Discriminazioni indirette nel bilanciamento tra vita privata e lavoro
Il Tribunale di Firenze, sentenza, 22 ottobre 2019 si è pronunciato in merito alla possibile discriminazione indiretta subita dai genitori e, in specie dalle lavoratrici madri, a causa di disposizioni datoriali che limitano sensibilmente la possibilità di conciliare la vita privata con il lavoro.
Al riguardo, il giudice di primo grado ha richiamato la nota definizione di discriminazione indiretta, sussistente quando una disposizione, un criterio, una prassi, un atto, un patto o un comportamento apparentemente neutri mettono o possono mettere le persone appartenenti alle categorie tipizzate (portatrici dei fattori di rischio tipici) in una situazione di particolare svantaggio, a meno che non sussistano una finalità legittima e il carattere di appropriatezza e necessità dei mezzi impiegati per conseguirla.
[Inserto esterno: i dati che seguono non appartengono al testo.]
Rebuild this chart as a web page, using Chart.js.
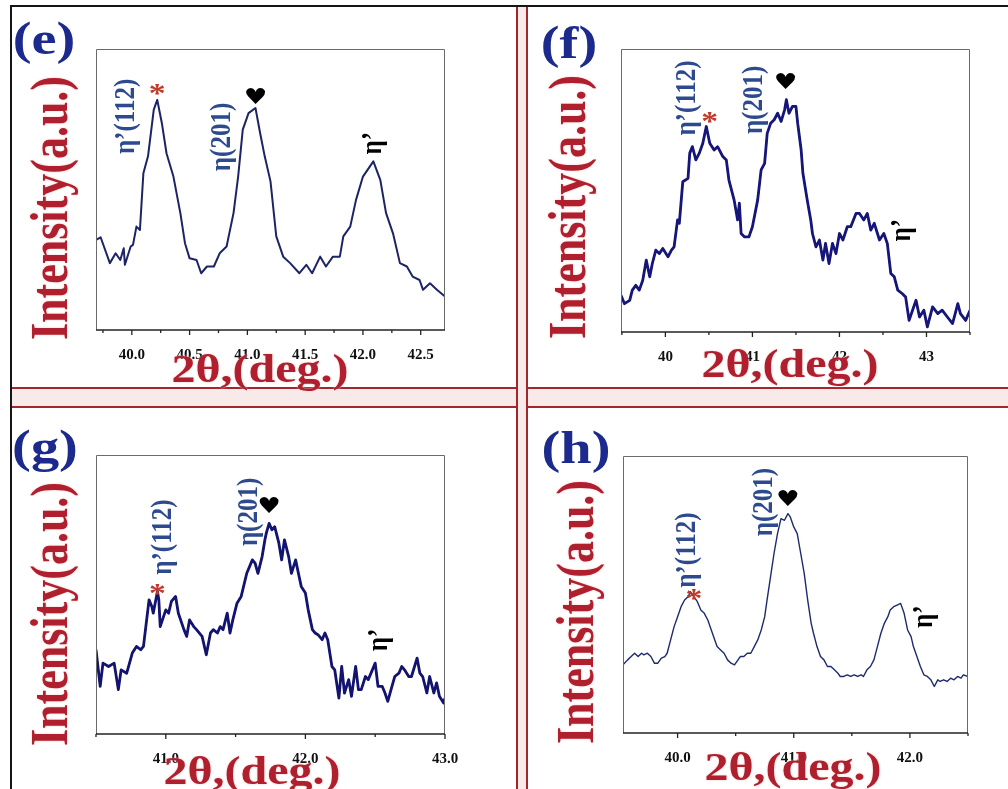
<!DOCTYPE html>
<html><head><meta charset="utf-8">
<script src="https://cdn.jsdelivr.net/npm/chart.js@4.4.1/dist/chart.umd.min.js"></script>
<style>
html,body{margin:0;padding:0;background:#fff;}
#page{position:relative;width:1008px;height:789px;overflow:hidden;background:#fff;}
.ln{position:absolute;}
.txt{position:absolute;white-space:nowrap;font-family:"Liberation Serif","Times New Roman",serif;font-weight:bold;line-height:1;}
.letter{color:#1b2a8c;font-size:47px;}
.ytitle{color:#b01f2d;font-size:44px;text-shadow:0 0 2px #f3c4c4;}
.xtitle{color:#b01f2d;font-size:40px;text-shadow:0 0 2px #f3c4c4;}
.holder{position:absolute;}
</style></head>
<body><div id="page">
<div class="ln" style="left:10px;top:5px;width:998px;height:2px;background:#151515"></div>
<div class="ln" style="left:10px;top:5px;width:2px;height:784px;background:#151515"></div>
<div class="ln" style="left:12px;top:387px;width:996px;height:17px;background:#f9eaea;border-top:2px solid #a3262d;border-bottom:2px solid #a3262d"></div>
<div class="ln" style="left:516px;top:7px;width:8px;height:782px;background:#f9eaea;border-left:2px solid #a3262d;border-right:2px solid #a3262d"></div>
</div>
<script>
// ---------- data ----------
const eX=[39.69,39.73,39.81,39.86,39.90,39.93,39.94,39.99,40.01,40.04,40.07,40.10,40.14,40.19,40.22,40.26,40.30,40.36,40.42,40.46,40.50,40.56,40.60,40.65,40.71,40.76,40.82,40.88,40.92,40.96,41.01,41.07,41.11,41.15,41.20,41.25,41.31,41.37,41.45,41.51,41.56,41.63,41.68,41.74,41.80,41.83,41.89,41.94,42.00,42.09,42.15,42.20,42.26,42.32,42.38,42.43,42.49,42.52,42.58,42.64,42.71];
const eY=[32.1,33.0,23.8,27.3,24.9,29.1,23.2,29.7,30.3,36.8,35.6,55.8,61.8,78.4,81.9,73.6,62.9,54.6,41.6,30.9,25.5,24.9,20.2,22.6,22.6,27.3,29.7,41.6,54.6,71.3,77.2,79.0,70.1,61.8,52.9,33.3,26.1,23.8,20.2,23.2,20.2,26.1,22.6,26.1,26.1,33.3,36.8,46.3,54.6,60.0,53.4,41.6,34.4,23.8,22.6,19.0,17.8,14.3,16.6,14.3,11.9];
const eTickValues=[40.0,40.5,41.0,41.5,42.0,42.5];
const eTickLabels=["40.0","40.5","41.0","41.5","42.0","42.5"];
const eMinorTicks=[39.75,40.25,40.75,41.25,41.75,42.25];

const fX=[39.49,39.53,39.59,39.62,39.66,39.70,39.74,39.78,39.82,39.85,39.89,39.93,39.97,40.03,40.07,40.10,40.14,40.16,40.20,40.26,40.28,40.31,40.35,40.39,40.43,40.47,40.51,40.56,40.60,40.66,40.70,40.73,40.79,40.83,40.85,40.87,40.91,40.96,41.00,41.06,41.10,41.14,41.17,41.21,41.25,41.29,41.33,41.37,41.39,41.42,41.46,41.50,41.52,41.56,41.58,41.63,41.67,41.69,41.73,41.77,41.81,41.84,41.88,41.92,41.96,42.00,42.04,42.09,42.13,42.19,42.23,42.28,42.32,42.36,42.40,42.46,42.51,42.55,42.59,42.63,42.67,42.72,42.76,42.80,42.84,42.88,42.92,42.97,43.01,43.07,43.13,43.18,43.24,43.30,43.36,43.39,43.45,43.50];
const fY=[13.0,10.0,11.2,14.8,16.5,14.8,18.3,25.4,19.5,24.2,28.9,27.7,29.5,26.6,28.9,30.1,39.6,38.4,53.1,54.3,63.2,65.5,60.8,63.2,66.7,72.6,66.7,64.3,65.5,62.0,60.8,53.7,46.6,39.6,45.5,34.8,33.6,33.6,37.2,46.6,57.3,59.6,70.2,73.8,75.0,77.3,74.4,78.5,82.1,77.3,79.7,79.7,73.8,64.3,56.1,46.6,39.6,34.8,30.1,32.5,25.4,31.3,24.2,31.3,27.7,34.8,32.5,37.2,37.2,41.9,41.9,39.6,41.9,36.0,38.4,32.5,34.8,31.3,20.7,19.5,14.8,13.6,12.4,4.1,7.7,11.2,5.3,7.7,1.8,8.9,6.5,7.7,5.3,3.0,10.0,6.5,4.1,7.7];
const fTickValues=[40,41,42,43];
const fTickLabels=["40","41","42","43"];
const fMinorTicks=[39.5,40.5,41.5,42.5,43.5];

const gX=[40.50,40.53,40.55,40.59,40.63,40.66,40.68,40.72,40.76,40.79,40.82,40.84,40.88,40.90,40.91,40.94,40.95,40.96,41.00,41.02,41.04,41.07,41.09,41.13,41.15,41.17,41.20,41.22,41.26,41.29,41.32,41.34,41.37,41.39,41.41,41.44,41.46,41.48,41.51,41.54,41.58,41.62,41.64,41.66,41.69,41.71,41.72,41.74,41.76,41.78,41.81,41.83,41.85,41.88,41.90,41.93,41.95,41.97,42.00,42.02,42.05,42.07,42.09,42.12,42.14,42.16,42.19,42.21,42.24,42.26,42.28,42.31,42.33,42.36,42.38,42.40,42.43,42.45,42.47,42.50,42.52,42.55,42.57,42.59,42.62,42.64,42.67,42.69,42.71,42.74,42.76,42.80,42.82,42.84,42.87,42.89,42.92,42.94,42.96,42.99,43.00];
const gY=[30.2,17.1,25.4,24.2,25.4,15.9,23.0,21.8,29.0,31.4,30.2,31.4,48.1,45.7,43.3,51.1,48.1,38.5,44.5,43.3,47.5,49.3,43.3,37.4,35.0,40.9,38.5,37.4,35.0,28.4,36.2,37.4,36.2,38.5,37.4,43.3,36.2,40.9,46.9,49.3,57.6,62.4,61.2,57.6,63.6,69.6,72.0,75.5,73.2,74.3,68.4,62.4,69.6,63.6,57.6,62.4,57.6,52.9,50.5,44.5,37.4,36.2,35.6,33.8,36.2,33.8,24.2,23.0,12.9,24.2,14.7,19.5,13.5,24.2,15.9,15.9,20.6,19.5,21.8,25.4,17.1,17.1,14.7,11.7,17.1,20.6,21.8,24.2,23.0,20.6,20.6,27.2,21.8,20.6,14.7,20.6,14.7,18.3,13.5,11.1,12.9];
const gTickValues=[41,42,43];
const gTickLabels=["41.0","42.0","43.0"];
const gMinorTicks=[40.5,41.5,42.5];

const hX=[39.53,39.57,39.60,39.63,39.66,39.69,39.71,39.74,39.77,39.80,39.83,39.86,39.89,39.91,39.94,39.97,40.00,40.03,40.06,40.09,40.11,40.14,40.17,40.20,40.23,40.26,40.29,40.32,40.34,40.37,40.40,40.43,40.46,40.49,40.52,40.54,40.57,40.60,40.63,40.66,40.69,40.72,40.75,40.77,40.80,40.83,40.86,40.89,40.92,40.95,40.97,41.00,41.03,41.06,41.09,41.12,41.15,41.17,41.20,41.23,41.26,41.29,41.32,41.35,41.38,41.40,41.43,41.46,41.49,41.52,41.55,41.58,41.60,41.63,41.66,41.69,41.72,41.75,41.78,41.81,41.83,41.86,41.89,41.92,41.95,41.98,42.01,42.03,42.06,42.09,42.12,42.15,42.18,42.21,42.24,42.26,42.29,42.32,42.35,42.38,42.41,42.44,42.46,42.50];
const hY=[24.6,26.4,27.6,28.8,27.6,28.8,28.2,28.8,27.6,25.2,25.2,27.0,27.6,28.8,33.6,38.4,42.0,45.6,48.0,49.2,51.0,49.2,47.4,44.4,43.2,40.8,37.2,33.6,31.2,30.0,28.8,26.4,25.2,24.6,26.4,27.6,27.6,28.8,28.8,31.2,33.6,37.2,42.0,48.0,56.4,64.8,72.0,77.4,76.8,79.2,78.0,74.4,72.0,64.8,57.6,48.0,39.6,36.0,31.2,27.6,26.4,24.0,24.0,22.8,21.6,20.4,20.4,21.0,20.4,21.0,20.4,21.0,20.4,22.8,24.0,26.4,31.2,36.0,39.6,42.0,44.4,45.6,46.2,46.8,43.2,37.2,34.8,31.2,27.6,24.0,21.0,20.4,19.2,16.8,19.2,18.6,19.2,18.6,19.8,19.2,20.4,19.8,21.0,20.4];
const hTickValues=[40,41,42];
const hTickLabels=["40.0","41.0","42.0"];
const hMinorTicks=[40.5,41.5,42.5];

// peak labels (text + data position)
const peakText={p112:"η’(112)",star:"*",p201:"η(201)",heart:"♥",eta:"η’"};
const eNotes=[["p112",39.95,76],["star",40.22,87],["p201",40.78,68.7],["heart",41.07,82.6],["eta",42.09,66.5]];
const fNotes=[["p112",40.25,82.7],["star",40.51,77],["p201",41.02,82],["heart",41.38,88],["eta",42.72,36]];
const gNotes=[["p112",40.98,70.6],["star",40.94,53],["p201",41.60,79.6],["heart",41.74,81.4],["eta",42.53,33.7]];
const hNotes=[["p112",40.08,66],["star",40.14,51.5],["p201",40.75,83.4],["heart",40.95,84],["eta",42.12,42]];

const panelLetters=["(e)","(f)","(g)","(h)"];
const xTitle="2θ,(deg.)";
const yTitle="Intensity(a.u.)";

// ---------- layout / style ----------
const panels=[
 {x:eX,y:eY,tv:eTickValues,tl:eTickLabels,mt:eMinorTicks,notes:eNotes,box:[96,49,349,281],min:39.69,max:42.71,
  line:[{c:'#1d2466',w:2}],letter:[44,38],yt:[50,208],xt:[260,369]},
 {x:fX,y:fY,tv:fTickValues,tl:fTickLabels,mt:fMinorTicks,notes:fNotes,box:[621,49,349,283],min:39.49,max:43.5,
  line:[{c:'#15157a',w:2.8},{c:'#2e34ff',w:1.5}],letter:[569,42],yt:[568,207],xt:[790,364]},
 {x:gX,y:gY,tv:gTickValues,tl:gTickLabels,mt:gMinorTicks,notes:gNotes,box:[96,455,349,279],min:40.5,max:43.0,
  line:[{c:'#131370',w:2.8},{c:'#2a30e8',w:1.5}],letter:[45,446],yt:[50,614],xt:[252,771]},
 {x:hX,y:hY,tv:hTickValues,tl:hTickLabels,mt:hMinorTicks,notes:hNotes,box:[623,456,345,277],min:39.53,max:42.5,
  line:[{c:'#1f2a6e',w:1.4}],letter:[576,447],yt:[576,612],xt:[793,767]}
];
const noteStyle={
 p112:{font:'bold 25px "Liberation Serif"',color:'#2d4a8e',rot:true},
 p201:{font:'bold 25px "Liberation Serif"',color:'#2d4a8e',rot:true},
 star:{font:'bold 28px "Liberation Serif"',color:'#c0392b',rot:false,dy:9},
 heart:{font:'22px "DejaVu Sans"',color:'#000',rot:false},
 eta:{font:'bold 25px "Liberation Serif"',color:'#000',rot:true}
};
const SX=1.2;

const page=document.getElementById('page');
function addText(cls,txt,cx,cy,rot){
  const d=document.createElement('div');
  d.className='txt '+cls; d.textContent=txt;
  d.style.left=cx+'px'; d.style.top=cy+'px';
  d.style.transform='translate(-50%,-50%) scaleX('+SX+')'+(rot?' rotate(-90deg)':'');
  page.appendChild(d);
}

const framePlugin={
  id:'frame',
  afterDatasetsDraw(chart,args,opts){
    const {ctx,chartArea:a,scales:{x,y}}=chart;
    ctx.save();
    ctx.strokeStyle='#6a6a6a'; ctx.lineWidth=1;
    ctx.beginPath();
    ctx.moveTo(a.left+0.5,a.bottom); ctx.lineTo(a.left+0.5,a.top+0.5);
    ctx.lineTo(a.right-0.5,a.top+0.5); ctx.lineTo(a.right-0.5,a.bottom);
    ctx.stroke();
    ctx.strokeStyle='#222'; ctx.lineWidth=1.6;
    ctx.beginPath(); ctx.moveTo(a.left,a.bottom); ctx.lineTo(a.right,a.bottom); ctx.stroke();
    ctx.lineWidth=1.3;
    const tick=(v,len)=>{const px=x.getPixelForValue(v);ctx.beginPath();ctx.moveTo(px,a.bottom);ctx.lineTo(px,a.bottom+len);ctx.stroke();};
    opts.major.forEach(v=>tick(v,5));
    opts.minor.forEach(v=>tick(v,3));
    opts.notes.forEach(([k,vx,vy])=>{
      const st=noteStyle[k];
      const px=x.getPixelForValue(vx), py=y.getPixelForValue(vy)+(st.dy||0);
      ctx.save(); ctx.translate(px,py); ctx.scale(SX,1);
      if(st.rot) ctx.rotate(-Math.PI/2);
      ctx.font=st.font; ctx.fillStyle=st.color; ctx.textAlign='center'; ctx.textBaseline='middle';
      ctx.fillText(peakText[k],0,0);
      ctx.restore();
    });
    ctx.restore();
  }
};

panels.forEach((p,i)=>{
  const [bx,by,bw,bh]=p.box;
  const holder=document.createElement('div');
  holder.className='holder';
  holder.style.left=(bx-30)+'px'; holder.style.top=(by-10)+'px';
  holder.style.width=(bw+60)+'px'; holder.style.height=(bh+40)+'px';
  const cv=document.createElement('canvas'); holder.appendChild(cv); page.appendChild(holder);
  const pts=p.x.map((v,j)=>({x:v,y:p.y[j]}));
  const allTicks=p.tv.concat(p.mt).sort((a,b)=>a-b);
  new Chart(cv,{
    type:'line',
    data:{datasets:p.line.map(l=>({data:pts,borderColor:l.c,borderWidth:l.w,pointRadius:0,tension:0,fill:false,borderJoinStyle:'round'}))},
    options:{
      responsive:true,maintainAspectRatio:false,animation:false,devicePixelRatio:1,
      layout:{padding:{left:30,right:30,top:10,bottom:0}},
      plugins:{legend:{display:false},tooltip:{enabled:false},
        frame:{major:p.tv,minor:p.mt,notes:p.notes}},
      scales:{
        x:{type:'linear',min:p.min,max:p.max,
           afterBuildTicks:s=>{s.ticks=allTicks.map(v=>({value:v}));},
           afterFit:s=>{s.height=30;},
           grid:{display:false},border:{display:false},
           ticks:{autoSkip:false,maxRotation:0,minRotation:0,padding:8,color:'#111',
             font:{family:'"Liberation Serif"',weight:'bold',size:15},
             callback:v=>{const k=p.tv.findIndex(t=>Math.abs(t-v)<1e-6);return k>=0?p.tl[k]:'';}}},
        y:{type:'linear',min:0,max:100,display:false}
      }
    },
    plugins:[framePlugin]
  });
  addText('letter',panelLetters[i],p.letter[0],p.letter[1],false);
  addText('ytitle',yTitle,p.yt[0],p.yt[1],true);
  addText('xtitle',xTitle,p.xt[0],p.xt[1],false);
});
</script>
</body></html>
Nel caso di specie, è stato osservato che costituisce una circostanza notoria e di comune esperienza il fatto che i genitori (e, a maggior ragione le lavoratrici madri) si trovino a gestire il carico familiare, con la necessità di dover far fronte a bisogni impellenti e imprevedibili che possono comportare sia il ritardo nell’accesso al luogo di lavoro, sia l’esigenza di anticiparne l’uscita. Conseguentemente, le disposizioni datoriali ostative al soddisfacimento di tali esigenze di cura familiare, seppur astrattamente neutre, si traducono in uno svantaggio per tale gruppo di lavoratori e lavoratrici. Pertanto, costituiscono una forma di discriminazione indiretta.
La pronuncia evidenzia, altresì, sotto il profilo della domanda di risarcimento dei danni non patrimoniali avanzata dalla Consigliera di Parità, la necessità che il risarcimento soddisfi anche una funzione dissuasiva e sanzionatoria, individuandosi il danno risarcibile nel pregiudizio agli scopi istituzionali dell’ente e all’azione di contrasto delle discriminazioni che esso si propone.